▶ _Dataset entries_
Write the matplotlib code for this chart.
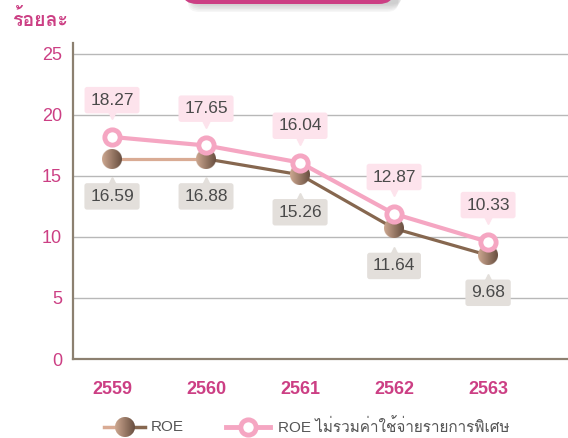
import matplotlib
matplotlib.use("Agg")
from matplotlib import pyplot as plt
from matplotlib import font_manager, transforms
from matplotlib.ft2font import FT2Font
from matplotlib.patches import FancyBboxPatch
import numpy as np

years = ["2559", "2560", "2561", "2562", "2563"]
# point heights as drawn in the picture, and the labels printed next to them
roe = [16.4, 16.4, 15.1, 10.7, 8.5]
roe_text = ["16.59", "16.88", "15.26", "11.64", "9.68"]
roe_ex = [18.2, 17.5, 16.1, 11.9, 9.6]
roe_ex_text = ["18.27", "17.65", "16.04", "12.87", "10.33"]
y_ticks = [0, 5, 10, 15, 20, 25]

#Find some font that has Thai letters
thai_font = None
for f in font_manager.fontManager.ttflist:
    try:
        if FT2Font(f.fname).get_char_index(0x0E23):
            thai_font = f.name
            break
    except Exception:
        pass
families = ["Liberation Sans"]
if thai_font:
    families.append(thai_font)
families.append("DejaVu Sans")
plt.rcParams["font.family"] = families

pink_dark = "#cc3f84"
pink_line = "#f5a6c2"
brown_dark = "#86674f"
brown_light = "#d9ab94"
txt_gray = "#4a4a4a"


def sphere(size):
    #round brown ball, light on the left, dark on the right
    yy, xx = np.mgrid[0:size, 0:size] + 0.5
    c = size / 2
    dist = np.sqrt((xx - c) ** 2 + (yy - c) ** 2)
    alpha = np.clip(c - dist + 0.5, 0, 1)
    t = (xx / size)[..., None]
    left = np.array([205, 168, 145]) / 255
    right = np.array([104, 78, 63]) / 255
    rgb = left * (1 - t) + right * t
    return np.dstack([rgb, alpha])


fig = plt.figure(dpi=100, figsize=(5.68, 4.38))
W, H = 568, 438
ax = fig.add_axes([73 / W, (H - 359) / H, 1 - 73 / W, (359 - 43) / H])
x = list(range(len(years)))
xlo, xhi, ylo, yhi = -0.415, 4.85, 0, 25.9

#Brown line: first piece light, the rest dark
ax.plot(x[:2], roe[:2], color=brown_light, lw=2.3, zorder=3, solid_capstyle="butt")
ax.plot(x[1:], roe[1:], color=brown_dark, lw=2.3, zorder=3)
ball = sphere(40)
r = 10  #radius in pixels
dx = (xhi - xlo) / (W - 73)
dy = (yhi - ylo) / (359 - 43)
for i in x:
    ax.imshow(ball, extent=(i - r * dx, i + r * dx, roe[i] - r * dy, roe[i] + r * dy),
              aspect="auto", zorder=4, interpolation="antialiased")

#Pink line with rings
ax.plot(x, roe_ex, color=pink_line, lw=3, zorder=5, marker="o", ms=11,
        markerfacecolor="white", markeredgecolor=pink_line, markeredgewidth=3.5)

#Value boxes
for i in x:
    ax.annotate(roe_ex_text[i], (i, roe_ex[i]), xytext=(0, 26.5), textcoords="offset points",
                ha="center", va="center", fontsize=12.5, color=txt_gray, zorder=6,
                bbox=dict(boxstyle="round,pad=0.33,rounding_size=0.15", fc="#fde3ec", ec="none"))
    ax.annotate(roe_text[i], (i, roe[i]), xytext=(0, -27), textcoords="offset points",
                ha="center", va="center", fontsize=12.5, color=txt_gray, zorder=6,
                bbox=dict(boxstyle="round,pad=0.33,rounding_size=0.15", fc="#e3dfdb", ec="none"))
up = transforms.offset_copy(ax.transData, fig, x=0, y=15.5, units="points")
down = transforms.offset_copy(ax.transData, fig, x=0, y=-16, units="points")
ax.plot(x, roe_ex, ls="none", marker="v", ms=6, color="#fde3ec", transform=up, zorder=6)
ax.plot(x, roe, ls="none", marker="^", ms=6, color="#e3dfdb", transform=down, zorder=6)

#Format axes
ax.set_xlim(xlo, xhi)
ax.set_ylim(ylo, yhi)
ax.set_yticks(y_ticks)
ax.set_xticks(x)
ax.set_xticklabels(years, fontweight="bold")
ax.tick_params(axis="both", length=0, labelsize=13, labelcolor=pink_dark)
ax.tick_params(axis="x", pad=16)
ax.tick_params(axis="y", pad=8)
ax.grid(axis="y", color="#b8b8b8", lw=1)
ax.set_axisbelow(True)
for side in ["top", "right"]:
    ax.spines[side].set_visible(False)
for side in ["left", "bottom"]:
    ax.spines[side].set_color("#8c8070")
    ax.spines[side].set_linewidth(1.6)

fig.text(12 / W, 1 - 26 / H, "ร้อยละ", color=pink_dark, fontsize=14, fontweight="bold",
         ha="left", va="baseline")

#Pink header tab at the top, cut off, with a soft shadow
for k in range(6):
    fig.patches.append(FancyBboxPatch((188 / W + k * 0.0015, (H - 12 + k * 1.5) / H),
                                      210 / W, 40 / H, boxstyle="round,pad=0,rounding_size=0.02",
                                      transform=fig.transFigure, fc="#808080", ec="none",
                                      alpha=0.07, zorder=1))
fig.patches.append(FancyBboxPatch((183 / W, (H - 4) / H), 210 / W, 40 / H,
                                  boxstyle="round,pad=0,rounding_size=0.025",
                                  transform=fig.transFigure, fc=pink_dark, ec="none", zorder=2))

#Legend drawn by hand
ly = 1 - 427 / H
fig.add_artist(plt.Line2D([104 / W, 125 / W], [ly, ly], color=brown_light, lw=2.5))
fig.add_artist(plt.Line2D([125 / W, 145 / W], [ly, ly], color=brown_dark, lw=2.5))
fig.figimage(sphere(20), xo=125 - 10, yo=H - 427 - 10, zorder=3)
fig.text(151 / W, ly, "ROE", color="#555555", fontsize=11, va="center", ha="left")
fig.add_artist(plt.Line2D([226 / W, 270 / W], [ly, ly], color=pink_line, lw=3.5, marker="none"))
fig.add_artist(plt.Line2D([248 / W], [ly], marker="o", ms=11, markerfacecolor="white",
                          markeredgecolor=pink_line, markeredgewidth=3.5))
fig.text(278 / W, ly, "ROE ไม่รวมค่าใช้จ่ายรายการพิเศษ", color="#555555", fontsize=11,
         va="center", ha="left")

plt.savefig("out.png", dpi=100)
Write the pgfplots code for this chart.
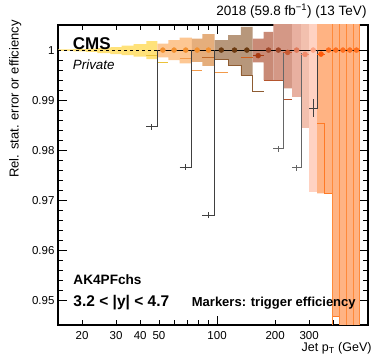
\documentclass[border=0pt]{standalone}
\usepackage{pgfplots}
\pgfplotsset{compat=1.18}
\usepackage{fontspec}
\setmainfont{Liberation Sans}
\definecolor{cYel}{HTML}{FFE27A}
\definecolor{cYelL}{HTML}{EBC23A}
\definecolor{cOrL}{HTML}{FDC793}
\definecolor{cTan}{HTML}{E5AE7C}
\definecolor{cBrn}{HTML}{B7977B}
\definecolor{cRB}{HTML}{C98A76}
\definecolor{cRB2}{HTML}{D49886}
\definecolor{cSal}{HTML}{E8B0A0}
\definecolor{cSal2}{HTML}{F2C0AE}
\definecolor{cSal3}{HTML}{FFD2C2}
\definecolor{cOr}{HTML}{FFB383}
\definecolor{cOrLine}{HTML}{F29A4A}
\definecolor{cOrDk}{HTML}{C06A2A}
\definecolor{cBrnLine}{HTML}{8E5C32}
\definecolor{cDkOr}{HTML}{D0601E}
\definecolor{cRBLine}{HTML}{B4552E}
\definecolor{cOrOut}{HTML}{FF7A26}
\definecolor{cOrV}{HTML}{FF8A3A}
\definecolor{dOr}{HTML}{F39130}
\definecolor{dBrn}{HTML}{6B3A10}
\definecolor{dRd}{HTML}{A83A10}
\definecolor{dRB}{HTML}{A0482A}
\definecolor{dR2}{HTML}{C85A32}
\definecolor{dS}{HTML}{E07A5A}
\definecolor{dS2}{HTML}{F08A6A}
\definecolor{dS3}{HTML}{FFA585}
\definecolor{dO1}{HTML}{FF5A0A}
\definecolor{dO}{HTML}{FF7020}
\begin{document}
\begin{tikzpicture}
\useasboundingbox (-58pt,-31pt) rectangle (315pt,325pt);
\begin{axis}[
  scale only axis, width=310pt, height=300pt,
  xmode=log, xmin=15, xmax=605, ymin=0.9452, ymax=1.005,
  axis line style={line width=1.5pt},
  every tick/.style={black, line width=0.9pt},
  major tick length=9pt, minor tick length=5pt,
  xtick={100}, xticklabels={100},
  minor xtick={20,30,40,50,60,70,80,90,200,300,400,500,600},
  extra x ticks={20,30,40,50,200,300},
  extra x tick labels={20,30,40,50,200,300},
  extra x tick style={major tick length=0pt},
  ytick={0.95,0.96,0.97,0.98,0.99,1},
  yticklabels={0.95,0.96,0.97,0.98,0.99,1},
  minor y tick num=4,
  /pgf/number format/assume math mode=true,
  tick label style={font=\fontsize{11.5}{12}\selectfont},
  xticklabel style={yshift=-3pt},
  unbounded coords=jump,
]
% bands
\addplot[fill=cYel, draw=none] coordinates {(15,1.00014)(18,1.00014)(18,1.0002)(21,1.0002)(21,1.0003)(24,1.0003)(24,1.0004)(28,1.0004)(28,1.0006)(32,1.0006)(32,1.0009)(37,1.0009)(37,1.0012)(43,1.0012)(43,1.0018)(49,1.0018)(49,0.9982)(43,0.9982)(43,0.9987)(37,0.9987)(37,0.9990)(32,0.9990)(32,0.9992)(28,0.9992)(28,0.9994)(24,0.9994)(24,0.99964)(21,0.99964)(21,0.99976)(18,0.99976)(18,0.99986)(15,0.99986)} --cycle;
\addplot[fill=cOrL, draw=none] coordinates {(49,1.0013)(56,1.0013)(56,1.0020)(64,1.0020)(64,1.0025)(74,1.0025)(74,0.99735)(64,0.99735)(64,0.9980)(56,0.9980)(56,0.99855)(49,0.99855)} --cycle;
\addplot[fill=cTan, draw=none] coordinates {(74,1.0023)(84,1.0023)(84,1.0032)(97,1.0032)(97,0.99687)(84,0.99687)(84,0.99767)(74,0.99767)} --cycle;
\addplot[fill=cBrn, draw=none] coordinates {(97,1.0020)(114,1.0020)(114,1.0030)(133,1.0030)(133,1.00464)(153,1.00464)(153,0.9950)(133,0.9950)(133,0.9970)(114,0.9970)(114,0.99815)(97,0.99815)} --cycle;
\addplot[fill=cRB, draw=none] coordinates {(153,1.0023)(174,1.0023)(174,1.00365)(196,1.00365)(196,0.9940)(174,0.9940)(174,0.99755)(153,0.99755)} --cycle;
\addplot[fill=cRB2, draw=none] coordinates {(196,1.006)(245,1.006)(245,0.99237)(220,0.99237)(220,0.9940)(196,0.9940)} --cycle;
\addplot[fill=cSal, draw=none] coordinates {(245,1.006)(272,1.006)(272,0.9907)(245,0.9907)} --cycle;
\addplot[fill=cSal2, draw=none] coordinates {(272,1.006)(300,1.006)(300,0.9845)(272,0.9845)} --cycle;
\addplot[fill=cSal3, draw=none] coordinates {(300,1.006)(330,1.006)(330,0.97177)(300,0.97177)} --cycle;
\addplot[fill=cOr, draw=none] coordinates {(330,1.006)(548,1.006)(548,0.94)(430,0.94)(430,0.94687)(395,0.94687)(395,0.97145)(330,0.97145)} --cycle;
% coloured outlines
\addplot[cYelL, line width=0.9pt] coordinates {(43,0.9989)(49,0.9989)(49,nan)(49,0.99751)(56,0.99751)};
\addplot[cOrLine, line width=0.9pt] coordinates {(64,0.99835)(74,0.99835)(74,nan)(74,0.99602)(84,0.99602)(84,nan)(97,0.99562)(114,0.99562)};
\addplot[cOrDk, line width=0.9pt] coordinates {(84,0.99861)(97,0.99861)};
\addplot[cBrnLine, line width=0.9pt] coordinates {(97,0.99815)(114,0.99815)(114,0.9970)(133,0.9970)(133,0.9950)(153,0.9950)(153,0.99183)(174,0.99183)};
\addplot[cDkOr, line width=0.9pt] coordinates {(133,0.99851)(153,0.99851)};
\addplot[cRBLine, line width=0.9pt] coordinates {(174,0.9940)(220,0.9940)(220,0.99018)(245,0.99018)};
\addplot[cOrOut, line width=0.9pt] coordinates {(330,0.98540)(362,0.98540)(362,0.97145)(395,0.97145)(395,0.94687)(430,0.94687)(430,0.94)};
\addplot[cOrV, line width=0.8pt] coordinates {(395,0.94)(395,1.006)(395,nan)(430,0.94)(430,1.006)(430,nan)(468,0.94)(468,1.006)(468,nan)(507,0.94)(507,1.006)(507,nan)(548,0.94)(548,1.006)};
% line at 1
\addplot[black, dashed, line width=0.7pt] coordinates {(15,1)(49,1)};
\addplot[black, line width=0.8pt] coordinates {(49,1)(548,1)};
% efficiency turn-on steps
\addplot[black!75, line width=0.9pt] coordinates {(43,0.98472)(49,0.98472)(49,1)(49,nan)(45.9,0.98412)(45.9,0.98532)};
\addplot[black!75, line width=0.9pt] coordinates {(64,0.9767)(74,0.9767)(74,1)(74,nan)(68.8,0.9761)(68.8,0.9773)};
\addplot[black!75, line width=0.9pt] coordinates {(84,0.9671)(97,0.9671)(97,1)(97,nan)(90.3,0.9665)(90.3,0.9677)};
\addplot[black!60, line width=0.9pt] coordinates {(196,0.9803)(220,0.9803)(220,0.9994)(220,nan)(207.7,0.9797)(207.7,0.9809)};
\addplot[black!60, line width=0.9pt] coordinates {(245,0.97655)(272,0.97655)(272,0.9994)(272,nan)(258.1,0.97595)(258.1,0.97715)};
\addplot[black!75, line width=0.9pt] coordinates {(300,0.98845)(330,0.98845)(330,1)(330,nan)(314.6,0.98675)(314.6,0.99015)};
% dips
\addplot[dRd, line width=0.9pt] coordinates {(153,0.9989)(174,0.9989)};
\addplot[dR2, line width=0.9pt] coordinates {(220,0.99954)(245,0.99954)};
\addplot[dS2, line width=0.9pt] coordinates {(272,0.99914)(300,0.99914)};
\addplot[dO1, line width=0.9pt] coordinates {(330,0.9992)(362,0.9992)};
% markers
\addplot[only marks, mark=*, mark size=2.5pt, color=dOr] coordinates {(52.39,1)(59.87,1)(68.82,1)(78.84,1)(90.29,1)};
\addplot[only marks, mark=*, mark size=2.5pt, color=dBrn] coordinates {(105.16,1)(123.13,1)(142.65,1)};
\addplot[only marks, mark=*, mark size=2.5pt, color=dRd] coordinates {(163.17,0.9989)};
\addplot[only marks, mark=*, mark size=2.5pt, color=dRB] coordinates {(184.67,1)(207.65,1)};
\addplot[only marks, mark=*, mark size=2.5pt, color=dR2] coordinates {(232.16,0.99954)};
\addplot[only marks, mark=*, mark size=2.5pt, color=dS] coordinates {(258.14,1)};
\addplot[only marks, mark=*, mark size=2.5pt, color=dS2] coordinates {(285.66,0.99914)};
\addplot[only marks, mark=*, mark size=2.5pt, color=dS3] coordinates {(314.64,1)};
\addplot[only marks, mark=*, mark size=2.5pt, color=dO1] coordinates {(345.63,0.9992)};
\addplot[only marks, mark=*, mark size=2.5pt, color=dO] coordinates {(378.13,1)(412.13,1)(448.6,1)(487.1,1)(527.1,1)};
\end{axis}
\node[anchor=base west, inner sep=0pt, font=\fontsize{17}{20}\selectfont\bfseries] at (14.7pt,275pt) {CMS};
\node[anchor=base west, inner sep=0pt, font=\fontsize{13.4}{16}\selectfont\itshape] at (14.7pt,255pt) {Private};
\node[anchor=base west, inner sep=0pt, font=\fontsize{13.6}{16}\selectfont\bfseries] at (15.3pt,40pt) {AK4PFchs};
\node[anchor=base west, inner sep=0pt, font=\fontsize{15.5}{18}\selectfont\bfseries] at (15.3pt,18.3pt) {3.2 < |y| < 4.7};
\node[anchor=base west, inner sep=0pt, font=\fontsize{13}{16}\selectfont\bfseries] at (133.7pt,18.3pt) {Markers: trigger efficiency};
\node[anchor=base east, inner sep=0pt, font=\fontsize{13.5}{16}\selectfont] at (308.7pt,309pt) {2018 (59.8 fb\textsuperscript{−1}) (13 TeV)};
\node[anchor=base east, inner sep=0pt, font=\fontsize{12.5}{15}\selectfont] at (313.7pt,-27pt) {Jet p\textsubscript{T} (GeV)};
\node[rotate=90, anchor=east, inner sep=0pt, font=\fontsize{13}{15}\selectfont] at (-42.7pt,305pt) {Rel. stat. error or efficiency};
\end{tikzpicture}
\end{document}
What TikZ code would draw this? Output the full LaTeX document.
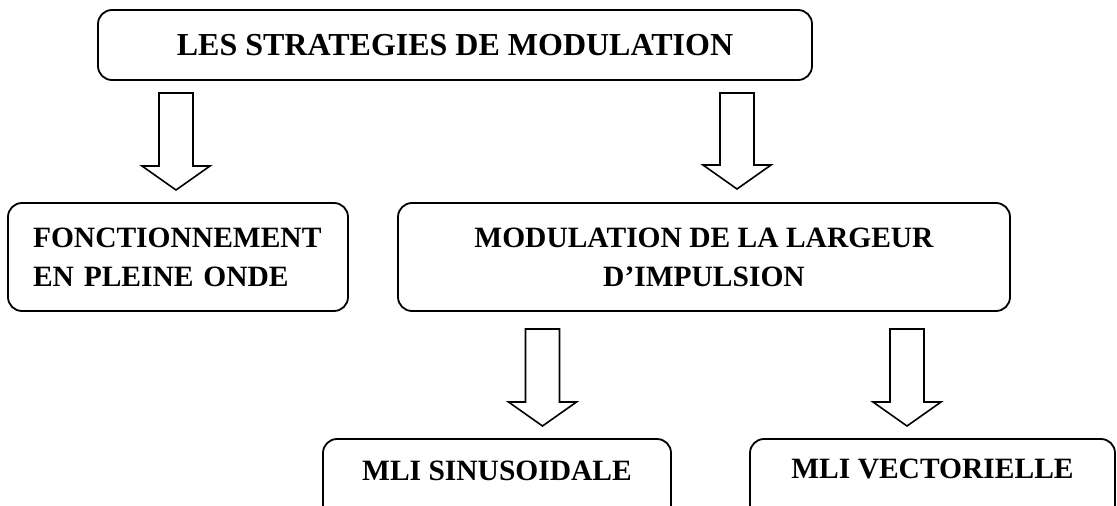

▶ _Problem_
Which lines hold the word "code"? Copy each of them from the records.

▶ _Output_
Write the matplotlib code for this chart.
Write the pgfplots code for this chart.
What TikZ code would draw this? Output the full LaTeX document.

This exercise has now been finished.